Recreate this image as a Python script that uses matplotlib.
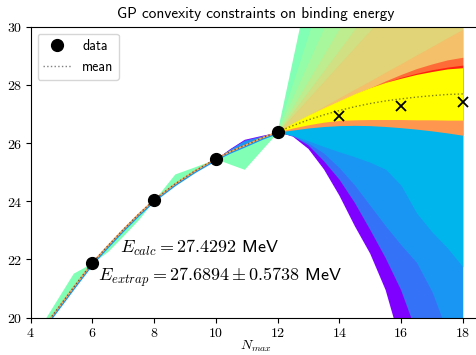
import matplotlib
matplotlib.use("Agg")
import matplotlib.pyplot as plt
from matplotlib import patheffects
from matplotlib.lines import Line2D
from matplotlib.ticker import FuncFormatter, MultipleLocator

plt.rcParams["font.family"] = ["cmss10", "DejaVu Sans"]
plt.rcParams["mathtext.fontset"] = "cm"
plt.rcParams["axes.unicode_minus"] = False

# ---- calculated points ----
n_data = [6, 8, 10, 12]
e_data = [21.89, 24.05, 25.46, 26.38]
n_check = [14, 16, 18]
e_check = [26.94, 27.26, 27.4292]

e_calc = 27.4292
e_extrap = 27.6894
e_extrap_err = 0.5738

# ---- interpolation region (Nmax <= 12) ----
x_left = [4.4, 5.0, 5.38, 6.0, 6.5, 7.0, 7.5, 8.0, 8.67, 9.3, 10.0, 10.45, 10.92, 11.5, 12.0]
mean_left = [19.64, 20.49, 21.03, 21.89, 22.47, 23.03, 23.56, 24.05, 24.59, 25.03,
             25.46, 25.70, 25.91, 26.18, 26.38]
green_left_lo = [19.62, 20.46, 21.00, 21.89, 22.28, 22.82, 23.38, 24.05, 24.55, 24.99,
                 25.46, 25.28, 25.10, 25.79, 26.38]
green_left_hi = [19.85, 20.88, 21.53, 21.89, 22.50, 23.06, 23.59, 24.05, 24.94, 25.18,
                 25.46, 25.72, 25.95, 26.22, 26.38]

x_bump = [10.0, 10.45, 10.92, 11.5, 12.0]
mean_bump = [25.46, 25.70, 25.91, 26.18, 26.38]
purple_bump = [25.46, 25.81, 26.13, 26.27, 26.38]
royal_bump = [25.46, 25.79, 26.10, 26.25, 26.38]
dodger_bump = [25.46, 25.77, 26.07, 26.23, 26.38]

# ---- extrapolation region (Nmax >= 12) ----
x_right = [12.0, 12.5, 13.0, 13.5, 14.0, 14.5, 15.0, 15.5, 16.0, 16.5, 17.0, 17.5, 18.0]
mean_right = [26.38, 26.60, 26.80, 26.97, 27.12, 27.25, 27.36, 27.45, 27.52, 27.58,
              27.63, 27.67, 27.6894]

purple_lo = [26.38, 26.22, 25.80, 25.10, 24.20, 23.15, 22.20, 20.95, 19.10, 17.0, 15.0, 13.0, 11.0]
royal_lo = [26.38, 26.24, 25.92, 25.38, 24.75, 23.95, 23.02, 22.05, 20.95, 19.50, 18.0, 16.5, 15.0]
dodger_lo = [26.38, 26.25, 26.00, 25.65, 25.15, 24.55, 23.85, 23.15, 22.50, 21.90, 20.90, 19.50, 18.0]
sky_lo = [26.38, 26.26, 26.08, 25.88, 25.70, 25.53, 25.34, 25.10, 24.55, 23.60, 22.95, 22.40, 21.75]

aqua_hi = [26.38, 28.86, 31.34, 33.8, 36.3, 38.8, 41.3, 43.7, 46.2, 48.7, 51.2, 53.7, 56.1]
mint_hi = [26.38, 28.03, 29.67, 31.32, 32.96, 34.6, 36.25, 37.9, 39.5, 41.2, 42.8, 44.5, 46.1]
lime_hi = [26.38, 27.56, 28.73, 29.91, 31.08, 32.26, 33.4, 34.6, 35.8, 36.96, 38.1, 39.3, 40.5]
pale_hi = [26.38, 27.27, 28.16, 29.05, 29.95, 30.84, 31.73, 32.62, 33.51, 34.4, 35.3, 36.2, 37.1]
olive_hi = [26.38, 27.09, 27.79, 28.50, 29.21, 29.92, 30.62, 31.33, 32.04, 32.74, 33.45, 34.16, 34.86]
khaki_hi = [26.38, 26.96, 27.55, 28.13, 28.72, 29.30, 29.88, 30.47, 31.05, 31.64, 32.22, 32.80, 33.39]
tan_hi = [26.38, 26.67, 26.97, 27.26, 27.56, 27.85, 28.14, 28.44, 28.73, 29.03, 29.32, 29.62, 29.91]
coral_hi = [26.38, 26.68, 26.95, 27.20, 27.44, 27.68, 27.90, 28.14, 28.36, 28.56, 28.72, 28.86, 28.95]
red_hi = [26.38, 26.68, 26.95, 27.20, 27.44, 27.68, 27.90, 28.09, 28.26, 28.40, 28.52, 28.61, 28.68]

orange_lo = [26.38, 26.45, 26.52, 26.57, 26.60, 26.61, 26.60, 26.57, 26.53, 26.48, 26.42, 26.35, 26.27]
yellow_lo = [26.38, 26.52, 26.63, 26.72, 26.78, 26.80, 26.81, 26.81, 26.81, 26.80, 26.80, 26.79, 26.79]
yellow_hi = [26.38, 26.70, 26.97, 27.22, 27.46, 27.70, 27.91, 28.09, 28.23, 28.36, 28.46, 28.55, 28.59]

cmap = plt.get_cmap("rainbow")

fig = plt.figure(figsize=(4.76, 3.55), dpi=100)
ax = fig.add_axes([0.0645, 0.1051, 0.9466, 0.8197])

# bands below the mean in the extrapolation region
for lo, level in [(purple_lo, 0.0), (royal_lo, 0.15), (dodger_lo, 0.2), (sky_lo, 0.25)]:
    ax.fill_between(x_right, lo, mean_right, color=cmap(level), lw=0)

# bands above the mean in the extrapolation region
for hi, level in [(aqua_hi, 0.50), (mint_hi, 0.54), (lime_hi, 0.58), (pale_hi, 0.62),
                  (olive_hi, 0.66), (khaki_hi, 0.69), (tan_hi, 0.73),
                  (coral_hi, 0.86), (red_hi, 0.96)]:
    ax.fill_between(x_right, mean_right, hi, color=cmap(level), lw=0)

ax.fill_between(x_right, orange_lo, mean_right, color=cmap(0.80), lw=0)
ax.fill_between(x_right, yellow_lo, yellow_hi, color="yellow", lw=0)

# interpolation region
for hi, level in [(purple_bump, 0.0), (royal_bump, 0.15), (dodger_bump, 0.2)]:
    ax.fill_between(x_bump, mean_bump, hi, color=cmap(level), lw=0)
ax.fill_between(x_left, green_left_lo, green_left_hi, color=cmap(0.5), lw=0)
ax.plot(x_left, mean_left, color=cmap(0.78), lw=1.1, solid_capstyle="butt",
        path_effects=[patheffects.SimpleLineShadow(offset=(0.5, -0.8),
                                                   shadow_color=cmap(0.2), alpha=1.0),
                      patheffects.Normal()])

# mean curve
ax.plot(x_left + x_right[1:], mean_left + mean_right[1:], color="k", ls=":", lw=1.0, alpha=0.5)

ax.plot(n_data, e_data, "o", color="k", ms=8.5, zorder=5)
ax.plot(n_check, e_check, "x", color="k", ms=7, mew=1.3, zorder=5)

ax.text(6.89, 22.23, r"$E_{calc} = %.4f$ MeV" % e_calc, fontsize=13, va="baseline")
ax.text(6.17, 21.26, r"$E_{extrap} = %.4f \pm %.4f$ MeV" % (e_extrap, e_extrap_err),
        fontsize=13, va="baseline")

ax.set_xlim(4, 18.6)
ax.set_ylim(20, 30)
ax.xaxis.set_major_locator(MultipleLocator(2))
ax.yaxis.set_major_locator(MultipleLocator(2))
fmt = FuncFormatter(lambda v, p: r"$\mathrm{%d}$" % round(v))
ax.xaxis.set_major_formatter(fmt)
ax.yaxis.set_major_formatter(fmt)
ax.tick_params(labelsize=10, length=3.5, pad=2.5)
ax.set_xlabel(r"$N_{max}$", fontsize=10, labelpad=-1)
ax.set_title("GP convexity constraints on binding energy", fontsize=11, pad=6)

handles = [Line2D([], [], marker="o", ls="none", color="k", ms=8.5, label="data"),
           Line2D([], [], color="k", ls=":", lw=1.0, alpha=0.5, label="mean")]
ax.legend(handles=handles, loc="upper left", fontsize=10)

fig.savefig("out.png", dpi=100)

——————

> **PROBLEM TO WORK ON**: Repeat the listing above exactly from its first line to the line containing "e_extrap_err = 0.5738", both included, and omit the pictures.

> **ANSWER TO THE PROBLEM**:
Recreate this image as a Python script that uses matplotlib.
import matplotlib
matplotlib.use("Agg")
import matplotlib.pyplot as plt
from matplotlib import patheffects
from matplotlib.lines import Line2D
from matplotlib.ticker import FuncFormatter, MultipleLocator

plt.rcParams["font.family"] = ["cmss10", "DejaVu Sans"]
plt.rcParams["mathtext.fontset"] = "cm"
plt.rcParams["axes.unicode_minus"] = False

# ---- calculated points ----
n_data = [6, 8, 10, 12]
e_data = [21.89, 24.05, 25.46, 26.38]
n_check = [14, 16, 18]
e_check = [26.94, 27.26, 27.4292]

e_calc = 27.4292
e_extrap = 27.6894
e_extrap_err = 0.5738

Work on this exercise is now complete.